##### STORED ROWS

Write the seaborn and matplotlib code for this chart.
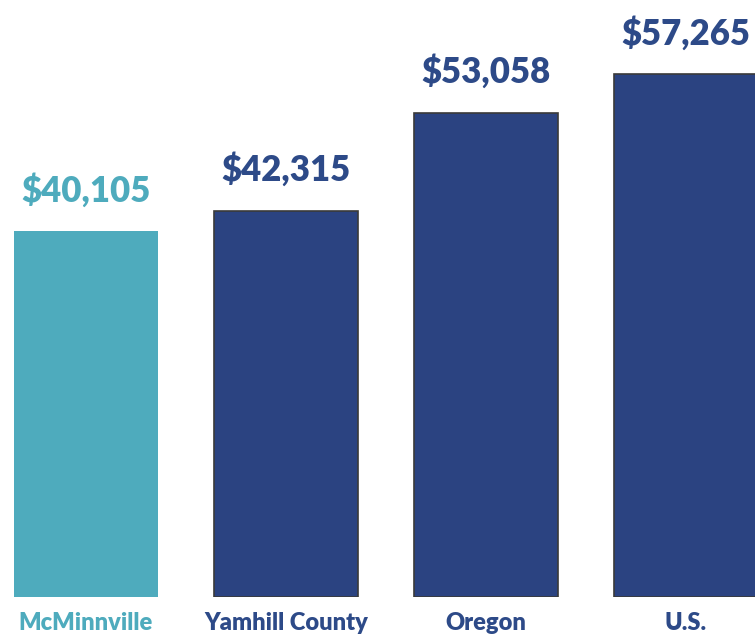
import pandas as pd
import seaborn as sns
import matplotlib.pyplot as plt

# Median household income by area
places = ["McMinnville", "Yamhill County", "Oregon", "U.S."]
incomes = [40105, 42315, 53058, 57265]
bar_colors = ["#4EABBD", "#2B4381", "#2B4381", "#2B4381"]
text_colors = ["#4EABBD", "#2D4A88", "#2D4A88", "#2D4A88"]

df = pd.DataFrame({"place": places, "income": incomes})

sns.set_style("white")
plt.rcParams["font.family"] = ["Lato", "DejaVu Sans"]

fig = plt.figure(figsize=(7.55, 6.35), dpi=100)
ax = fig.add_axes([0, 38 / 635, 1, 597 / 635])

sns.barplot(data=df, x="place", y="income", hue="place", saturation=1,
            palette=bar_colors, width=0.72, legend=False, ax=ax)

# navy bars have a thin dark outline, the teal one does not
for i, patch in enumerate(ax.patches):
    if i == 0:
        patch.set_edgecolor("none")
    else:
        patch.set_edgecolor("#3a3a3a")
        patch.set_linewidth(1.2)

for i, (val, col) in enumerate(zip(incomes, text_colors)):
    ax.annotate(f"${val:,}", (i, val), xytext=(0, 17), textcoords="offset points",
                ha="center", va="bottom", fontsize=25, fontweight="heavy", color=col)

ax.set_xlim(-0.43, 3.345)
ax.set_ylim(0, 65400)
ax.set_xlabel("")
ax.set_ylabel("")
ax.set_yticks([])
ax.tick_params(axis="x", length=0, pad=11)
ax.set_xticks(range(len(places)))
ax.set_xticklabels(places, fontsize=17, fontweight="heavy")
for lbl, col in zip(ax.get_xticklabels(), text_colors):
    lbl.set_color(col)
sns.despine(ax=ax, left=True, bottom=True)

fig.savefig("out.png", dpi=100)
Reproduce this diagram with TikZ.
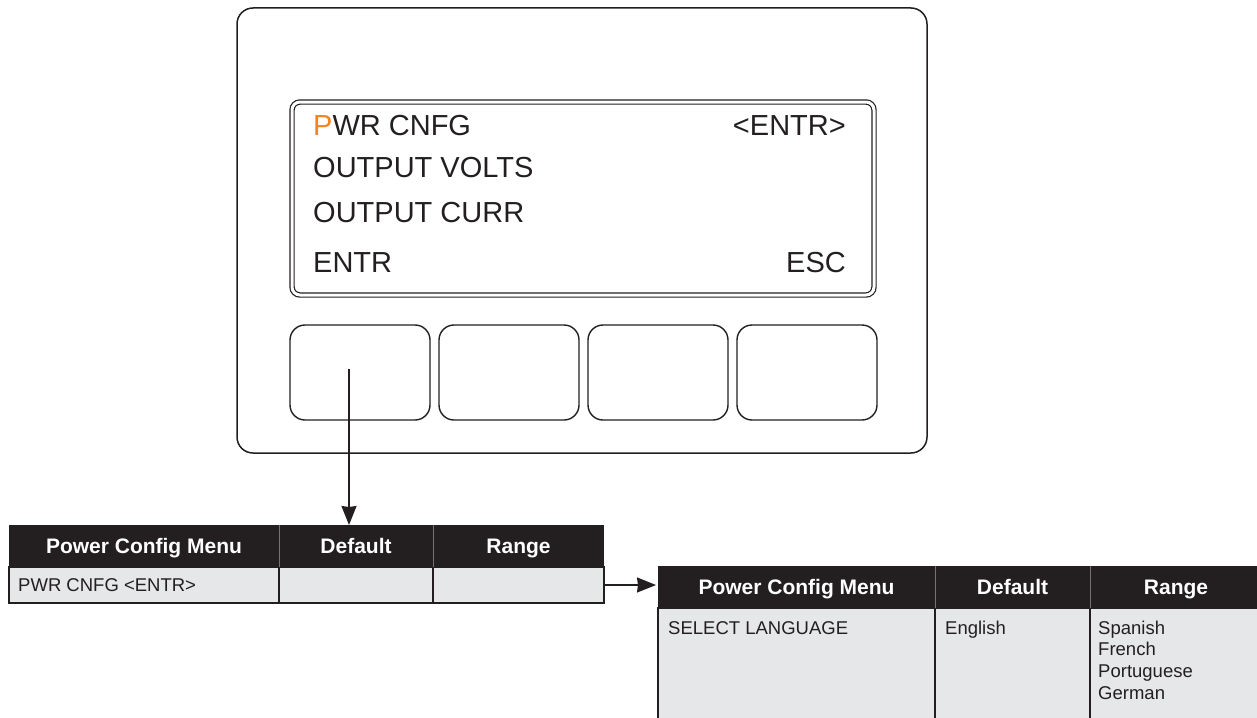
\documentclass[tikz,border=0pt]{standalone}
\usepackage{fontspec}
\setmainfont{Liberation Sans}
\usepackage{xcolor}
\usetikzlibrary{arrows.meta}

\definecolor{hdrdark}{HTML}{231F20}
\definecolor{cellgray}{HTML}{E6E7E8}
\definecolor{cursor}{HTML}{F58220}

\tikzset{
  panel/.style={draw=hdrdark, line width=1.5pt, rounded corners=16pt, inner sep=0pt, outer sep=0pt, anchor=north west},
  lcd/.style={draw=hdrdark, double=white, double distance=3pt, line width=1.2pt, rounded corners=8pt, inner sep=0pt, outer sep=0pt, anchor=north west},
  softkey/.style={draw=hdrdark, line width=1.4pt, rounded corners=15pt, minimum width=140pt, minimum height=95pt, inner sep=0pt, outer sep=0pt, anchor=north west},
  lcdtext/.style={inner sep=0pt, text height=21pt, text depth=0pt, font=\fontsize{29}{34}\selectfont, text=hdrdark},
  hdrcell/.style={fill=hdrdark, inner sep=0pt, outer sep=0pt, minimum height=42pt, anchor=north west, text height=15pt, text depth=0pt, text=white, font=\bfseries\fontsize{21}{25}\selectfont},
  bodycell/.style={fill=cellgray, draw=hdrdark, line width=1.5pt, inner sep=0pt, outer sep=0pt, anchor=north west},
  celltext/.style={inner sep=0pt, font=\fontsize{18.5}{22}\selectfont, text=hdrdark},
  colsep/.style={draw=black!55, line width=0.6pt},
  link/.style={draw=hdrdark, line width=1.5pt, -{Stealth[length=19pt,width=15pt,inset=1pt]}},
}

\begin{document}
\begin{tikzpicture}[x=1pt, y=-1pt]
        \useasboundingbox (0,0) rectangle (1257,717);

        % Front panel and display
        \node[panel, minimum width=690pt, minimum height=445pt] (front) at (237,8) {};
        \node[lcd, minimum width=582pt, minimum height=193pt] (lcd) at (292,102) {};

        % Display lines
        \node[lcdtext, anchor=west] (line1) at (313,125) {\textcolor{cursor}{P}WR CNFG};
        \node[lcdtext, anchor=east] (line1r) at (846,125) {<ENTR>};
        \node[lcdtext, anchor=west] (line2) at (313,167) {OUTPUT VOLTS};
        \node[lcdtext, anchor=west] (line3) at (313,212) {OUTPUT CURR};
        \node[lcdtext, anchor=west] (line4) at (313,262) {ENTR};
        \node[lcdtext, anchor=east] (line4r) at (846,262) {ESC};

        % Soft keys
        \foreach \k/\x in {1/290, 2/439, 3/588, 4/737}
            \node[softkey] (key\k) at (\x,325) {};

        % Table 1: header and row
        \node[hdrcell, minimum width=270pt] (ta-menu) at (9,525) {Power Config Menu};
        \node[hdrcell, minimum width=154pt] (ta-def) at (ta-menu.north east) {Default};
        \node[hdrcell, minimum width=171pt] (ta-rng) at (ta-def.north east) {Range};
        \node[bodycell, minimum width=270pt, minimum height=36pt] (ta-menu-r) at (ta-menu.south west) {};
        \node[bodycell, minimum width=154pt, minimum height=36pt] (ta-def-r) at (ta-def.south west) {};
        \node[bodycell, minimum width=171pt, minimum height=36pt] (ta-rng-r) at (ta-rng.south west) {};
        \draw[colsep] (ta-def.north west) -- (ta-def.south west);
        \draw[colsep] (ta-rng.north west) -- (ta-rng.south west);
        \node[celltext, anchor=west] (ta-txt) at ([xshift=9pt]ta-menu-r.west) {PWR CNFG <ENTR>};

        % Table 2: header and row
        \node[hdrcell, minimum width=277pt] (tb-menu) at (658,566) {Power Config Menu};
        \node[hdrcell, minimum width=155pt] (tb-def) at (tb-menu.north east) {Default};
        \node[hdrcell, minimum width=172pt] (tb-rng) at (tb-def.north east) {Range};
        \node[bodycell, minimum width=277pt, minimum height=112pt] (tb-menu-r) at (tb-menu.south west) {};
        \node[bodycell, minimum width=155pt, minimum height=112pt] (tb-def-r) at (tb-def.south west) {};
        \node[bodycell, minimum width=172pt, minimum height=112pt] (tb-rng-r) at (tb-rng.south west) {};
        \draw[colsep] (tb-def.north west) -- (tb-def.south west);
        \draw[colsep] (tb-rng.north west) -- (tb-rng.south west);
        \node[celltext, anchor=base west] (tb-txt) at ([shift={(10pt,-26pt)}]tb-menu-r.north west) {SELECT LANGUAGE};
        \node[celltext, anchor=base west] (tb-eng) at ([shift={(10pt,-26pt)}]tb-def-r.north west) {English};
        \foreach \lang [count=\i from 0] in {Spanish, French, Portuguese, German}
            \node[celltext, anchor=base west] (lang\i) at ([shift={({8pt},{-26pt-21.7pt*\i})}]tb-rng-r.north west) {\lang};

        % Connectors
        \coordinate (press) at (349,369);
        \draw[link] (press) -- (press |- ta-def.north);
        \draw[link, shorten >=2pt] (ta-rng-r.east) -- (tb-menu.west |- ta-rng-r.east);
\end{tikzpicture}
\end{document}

##########

■ SHORT EXERCISE ■
Your task is to repeat the opening line of the entries above and each line after it, ending with the line that has "patch.set_linewidth(1.2)". Do not include the pictures.

■ TASK RESULT ■
Write the seaborn and matplotlib code for this chart.
import pandas as pd
import seaborn as sns
import matplotlib.pyplot as plt

# Median household income by area
places = ["McMinnville", "Yamhill County", "Oregon", "U.S."]
incomes = [40105, 42315, 53058, 57265]
bar_colors = ["#4EABBD", "#2B4381", "#2B4381", "#2B4381"]
text_colors = ["#4EABBD", "#2D4A88", "#2D4A88", "#2D4A88"]

df = pd.DataFrame({"place": places, "income": incomes})

sns.set_style("white")
plt.rcParams["font.family"] = ["Lato", "DejaVu Sans"]

fig = plt.figure(figsize=(7.55, 6.35), dpi=100)
ax = fig.add_axes([0, 38 / 635, 1, 597 / 635])

sns.barplot(data=df, x="place", y="income", hue="place", saturation=1,
            palette=bar_colors, width=0.72, legend=False, ax=ax)

# navy bars have a thin dark outline, the teal one does not
for i, patch in enumerate(ax.patches):
    if i == 0:
        patch.set_edgecolor("none")
    else:
        patch.set_edgecolor("#3a3a3a")
        patch.set_linewidth(1.2)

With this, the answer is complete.